What we are witnessing in Davos is not merely a policy disagreement but the unmasking of Western imperialism’s enduring nature. The sheer audacity of a US president threatening tariff warfare against sovereign European nations to acquire territory reveals the colonial mindset that has always underpinned Western foreign policy. While dressed in twenty-first-century economic language, this is nineteenth-century gunboat diplomacy without the boats—economic coercion serving the same expansionist objectives that have characterized Western imperialism for centuries.

The hypocrisy is staggering. The same Western powers that created international institutions like the World Economic Forum to legitimize their dominance now abandon those very structures when they become inconvenient to expansionist ambitions. When the rules-based international order no longer serves immediate territorial objectives, it is discarded in favor of raw power politics. This demonstrates that the West’s commitment to multilateralism was always conditional—a means of control rather than genuine cooperation.

The Global South’s Perspective: A Warning and Opportunity

For the Global South, particularly civilizational states like India and China, this episode serves as both warning and validation. The warning is that Western powers remain committed to expansionist policies and will use economic warfare to achieve territorial objectives when military force becomes politically unpalatable. The validation comes from seeing the West’s true nature exposed—the rhetoric of cooperation and rules-based order crumbling when confronted with opportunities for territorial acquisition.

This moment should galvanize the Global South to accelerate the development of alternative financial systems, trade frameworks, and governance models that are not subject to Western coercion. The BRICS nations, ASEAN countries, and other emerging economies must recognize that their sovereignty could be the next target of such economic warfare if they fail to create resilient alternatives to Western-dominated systems.

The Human Cost of Economic Warfare

Behind the geopolitical maneuvering lies real human suffering. Tariffs of the magnitude threatened—25% on top of existing trade barriers—would devastate industries, destroy livelihoods, and increase costs for ordinary citizens across Europe and America. This economic violence is being deployed not to address genuine security concerns or economic imbalances, but to pursue what amounts to a real estate transaction for territory that rightfully belongs to the people of Greenland and Denmark.

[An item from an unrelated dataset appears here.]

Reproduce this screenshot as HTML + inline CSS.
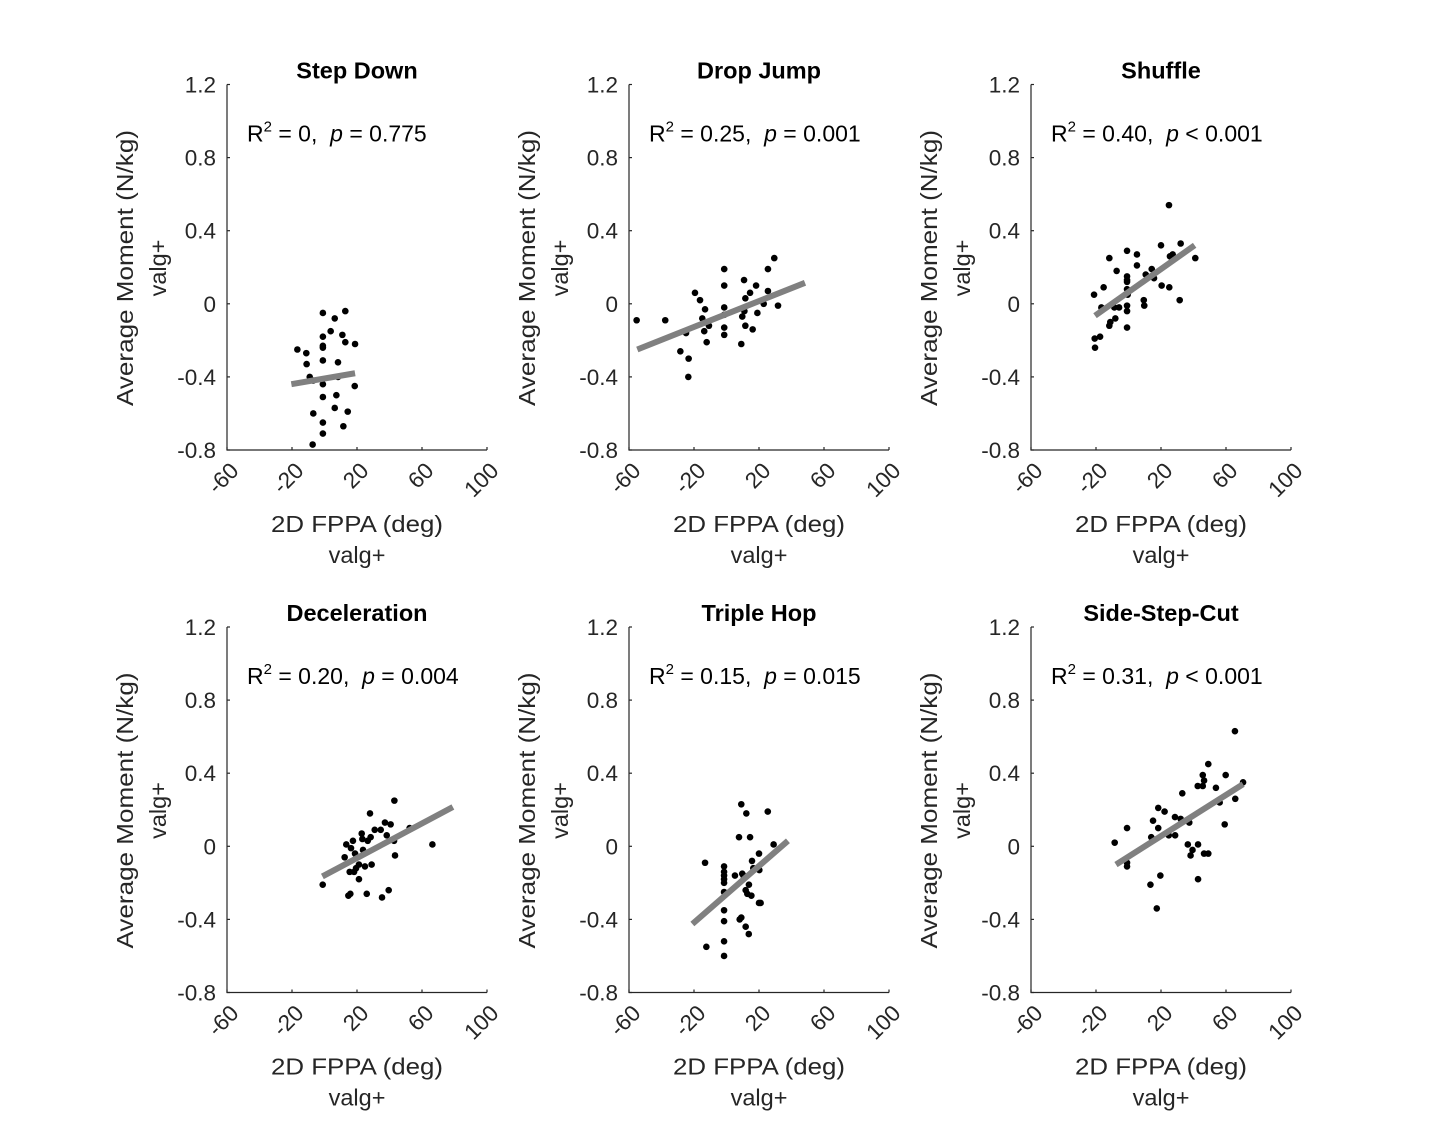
<!DOCTYPE html>
<html><head><meta charset="utf-8">
<style>
html,body{margin:0;padding:0;background:#fff;}
svg{display:block;font-family:"Liberation Sans",Arial,sans-serif;}
</style></head>
<body>
<svg id="fig" width="1430" height="1144" viewBox="0 0 1430 1144" xmlns="http://www.w3.org/2000/svg"></svg>
<script>
// ---- data ----
const titles = ["Step Down","Drop Jump","Shuffle","Deceleration","Triple Hop","Side-Step-Cut"];
const r2Labels = ["0","0.25","0.40","0.20","0.15","0.31"];
const pLabels = ["= 0.775","= 0.001","< 0.001","= 0.004","= 0.015","< 0.001"];
const xTicks = [-60,-20,20,60,100];
const yTicks = [-0.8,-0.4,0,0.4,0.8,1.2];
const xTickLabels = ["-60","-20","20","60","100"];
const yTickLabels = ["-0.8","-0.4","0","0.4","0.8","1.2"];

const x1 = [-1,6.3,12.8,3.8,-1,11,12.8,18.8,-1,-1,-16.7,-11.2,-1,8.3,-11,-9.1,-7,8.3,-1,18.6,7.3,-1,6.3,14.3,-6.9,-1,11.6,-1,-7.3];
const y1 = [-0.05,-0.08,-0.04,-0.15,-0.18,-0.17,-0.21,-0.22,-0.23,-0.24,-0.25,-0.27,-0.31,-0.32,-0.33,-0.40,-0.42,-0.40,-0.44,-0.45,-0.50,-0.51,-0.57,-0.59,-0.60,-0.65,-0.67,-0.71,-0.77];
const x2 = [29.4,-1.4,25.5,10.8,-1.4,18.2,-19.4,14.5,25.5,-16.3,11.6,22.9,31.7,-1.4,-13.2,11,-1.4,19,9.7,-55.3,-37.7,-14.9,-10.8,-1.4,11.6,-13.7,-24.9,16.1,-1.4,-12.2,9.1,-28.4,-23.3,-23.5];
const y2 = [0.25,0.19,0.19,0.13,0.10,0.10,0.06,0.06,0.07,0.02,0.03,0,-0.01,-0.02,-0.03,-0.04,-0.06,-0.05,-0.07,-0.09,-0.09,-0.08,-0.12,-0.13,-0.12,-0.15,-0.16,-0.14,-0.17,-0.21,-0.22,-0.26,-0.30,-0.40];
const x3 = [24.9,20,32.1,41.1,-11.8,-0.9,5.2,25.5,27.2,5.2,-7.3,14.3,10.6,-0.9,-0.9,-0.9,15.7,-15.3,20.4,25.1,-0.9,-0.5,-21.2,-16.7,-8.7,-5.8,-0.9,-0.9,9.4,9.7,31.5,-8.1,-11.2,-11.8,-0.9,-17.5,-20.8,-20.6];
const y3 = [0.54,0.32,0.33,0.25,0.25,0.29,0.27,0.26,0.27,0.21,0.18,0.19,0.16,0.15,0.13,0.12,0.14,0.09,0.10,0.09,0.08,0.05,0.05,-0.02,-0.02,-0.02,-0.01,-0.04,0.02,-0.01,0.02,-0.08,-0.10,-0.12,-0.13,-0.18,-0.19,-0.24];
const x4 = [43,28,37.2,40.7,30.9,34.6,38.3,22.9,23.3,28.4,17.5,26.6,52.4,13.4,16.3,23.7,42.8,66.4,18.8,12.4,43.4,21.2,29,24.9,19.4,18.2,15.5,21.2,-1.1,15.9,14.7,26,39.5,35.4];
const y4 = [0.25,0.18,0.13,0.12,0.09,0.09,0.06,0.07,0.04,0.05,0.03,0.03,0.10,0.01,-0.01,-0.02,0.03,0.01,-0.04,-0.06,-0.05,-0.10,-0.10,-0.11,-0.12,-0.14,-0.14,-0.18,-0.21,-0.26,-0.27,-0.26,-0.24,-0.28];
const x5 = [9.1,12.2,25.4,7.7,14.5,29,-13.2,-1.5,-1.5,-1.5,-1.5,-1.5,-1.5,20,15.7,16.5,20.2,5.2,9.7,10.4,13.8,11.8,12.8,15.3,20,21,-1.5,-1.5,8.1,9.1,11.8,13.7,-1.5,-12.4,-1.5];
const y5 = [0.23,0.18,0.19,0.05,0.05,0.01,-0.09,-0.11,-0.14,-0.16,-0.18,-0.20,-0.25,-0.04,-0.08,-0.12,-0.13,-0.16,-0.15,-0.16,-0.21,-0.24,-0.26,-0.27,-0.31,-0.31,-0.35,-0.41,-0.40,-0.39,-0.44,-0.48,-0.52,-0.55,-0.60];
const x6 = [65.5,49.1,59.8,45.7,46.5,70.5,42.6,45.7,53.8,33.1,65.7,56.1,18.3,22.2,28.6,32.1,15.1,37.4,-0.9,18.3,59.2,14,24.8,28.7,-8.5,36.5,39.4,38.2,42.8,46.5,49.1,-0.9,-0.9,19.6,13.5,42.8,17.4];
const y6 = [0.63,0.45,0.39,0.39,0.36,0.35,0.33,0.33,0.32,0.29,0.26,0.24,0.21,0.19,0.16,0.15,0.14,0.13,0.10,0.10,0.12,0.05,0.06,0.06,0.02,0.01,-0.02,-0.05,0.01,-0.04,-0.04,-0.09,-0.11,-0.16,-0.21,-0.18,-0.34];
const xs = [x1,x2,x3,x4,x5,x6];
const ys = [y1,y2,y3,y4,y5,y6];
// regression lines: [xStart, yStart, xEnd, yEnd]
const fit1 = [-20.4,-0.44,18.8,-0.38];
const fit2 = [-54.9,-0.25,48.3,0.115];
const fit3 = [-20.6,-0.065,40.7,0.32];
const fit4 = [-1.3,-0.165,79,0.215];
const fit5 = [-21,-0.425,37.8,0.03];
const fit6 = [-7.7,-0.10,70.5,0.34];
const fits = [fit1,fit2,fit3,fit4,fit5,fit6];

// ---- drawing ----
const NS = "http://www.w3.org/2000/svg";
const svg = document.getElementById('fig');
function mk(tag, attrs, parent, text){
  const e = document.createElementNS(NS, tag);
  for (const k in attrs) e.setAttribute(k, attrs[k]);
  if (text !== undefined) e.textContent = text;
  parent.appendChild(e);
  return e;
}
const lefts = [227,629,1031];
const tops = [84.5,627];
const W = 260, H = 365.5;
const XMIN=-60, XMAX=100, YMIN=-0.8, YMAX=1.2;
const FS = 22.5;

for (let i=0;i<6;i++){
  const L = lefts[i%3], T = tops[Math.floor(i/3)];
  const sx = v => L + (v-XMIN)/(XMAX-XMIN)*W;
  const sy = v => T + H - (v-YMIN)/(YMAX-YMIN)*H;
  const g = mk('g', {}, svg);
  
  

  const ax = mk('path', {d:`M${L},${T} V${T+H} H${L+W}`, fill:'none', stroke:'#262626', 'stroke-width':1.2}, g);
  
  

  yTicks.forEach((v,k)=>{
    const y = sy(v);
    const t = mk('line', {x1:L, x2:L+3, y1:y, y2:y, stroke:'#262626', 'stroke-width':1.2}, g);
    
    
    const lb = mk('text', {x:L-11, y:y+8, 'text-anchor':'end', 'font-size':FS, fill:'#262626'}, g, yTickLabels[k]);
    
    
  });
  xTicks.forEach((v,k)=>{
    const x = sx(v);
    const t = mk('line', {x1:x, x2:x, y1:T+H, y2:T+H-3, stroke:'#262626', 'stroke-width':1.2}, g);
    
    
    const lb = mk('text', {x:0, y:0, 'text-anchor':'end', 'font-size':FS, fill:'#262626',
      transform:`translate(${x+13},${T+H+22}) rotate(-45)`}, g, xTickLabels[k]);
    
    
  });

  const tt = mk('text', {x:L+W/2, y:T-6, 'text-anchor':'middle', 'font-size':23.5, 'font-weight':'bold', fill:'#000'}, g, titles[i]);
  
  

  const an = mk('text', {x:L+20, y:T+57, 'font-size':23, fill:'#000'}, g);
  
  
  mk('tspan', {}, an, 'R');
  mk('tspan', {'font-size':15, dy:-10}, an, '2');
  mk('tspan', {dy:10}, an, ' = ' + r2Labels[i] + ',\u00a0\u00a0');
  mk('tspan', {'font-style':'italic'}, an, 'p');
  mk('tspan', {}, an, ' ' + pLabels[i]);

  const xl = mk('text', {x:L+W/2, y:T+H+82, 'text-anchor':'middle', 'font-size':23.5, fill:'#262626', textLength:172, lengthAdjust:'spacingAndGlyphs'}, g, '2D FPPA (deg)');
  
  
  const xl2 = mk('text', {x:L+W/2, y:T+H+113, 'text-anchor':'middle', 'font-size':23.5, fill:'#262626'}, g, 'valg+');
  
  
  const cy = T + 183.5;
  const yl = mk('text', {x:0, y:0, 'text-anchor':'middle', 'font-size':23.5, fill:'#262626', textLength:276, lengthAdjust:'spacingAndGlyphs',
    transform:`translate(${L-94},${cy}) rotate(-90)`}, g, 'Average Moment (N/kg)');
  
  
  const yl2 = mk('text', {x:0, y:0, 'text-anchor':'middle', 'font-size':23.5, fill:'#262626',
    transform:`translate(${L-61},${cy}) rotate(-90)`}, g, 'valg+');
  
  

  xs[i].forEach((xv,k)=>{
    const c = mk('circle', {cx:sx(xv), cy:sy(ys[i][k]), r:3.3, fill:'#000'}, g);
    
    
  });
  const f = fits[i];
  const ln = mk('line', {x1:sx(f[0]), y1:sy(f[1]), x2:sx(f[2]), y2:sy(f[3]), stroke:'#808080', 'stroke-width':6}, g);
  
  
}
</script>
</body></html>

The death of Renee Good in Minneapolis, mentioned in passing in the article, symbolizes the domestic human cost of these aggressive policies. While world leaders debate tariffs and territory, citizens suffer from the consequences of increasingly militarized and confrontational governance. This highlights the fundamental moral bankruptcy of an approach that prioritizes territorial expansion over human welfare.

Conclusion: An Inflection Point for Global Governance

We stand at a historical inflection point where three eras are colliding: nineteenth-century expansionism, twentieth-century multilateralism, and twenty-first-century technological transformation. The outcome of this collision will determine whether the world moves toward greater cooperation or deeper fragmentation. For the Global South, the path forward must involve strengthening regional alliances, developing alternative financial architectures, and asserting civilizational perspectives on international relations that reject Western imperial models.

The events in Davos reveal not just the contradictions within Western policy but the urgent need for a genuinely post-colonial international system. One that respects civilizational differences, acknowledges historical injustices, and creates space for diverse development models beyond the Western template. The struggle is no longer between isolationism and internationalism, but between imperialism and liberation—between a world ordered by Western coercion and one built on mutual respect and genuine partnership.

As Frederick Kempe notes, there is “no settled script for what comes next.” For the Global South, this uncertainty represents both challenge and opportunity—the chance to write a new script that finally moves beyond colonial patterns and builds a world order based on justice rather than domination.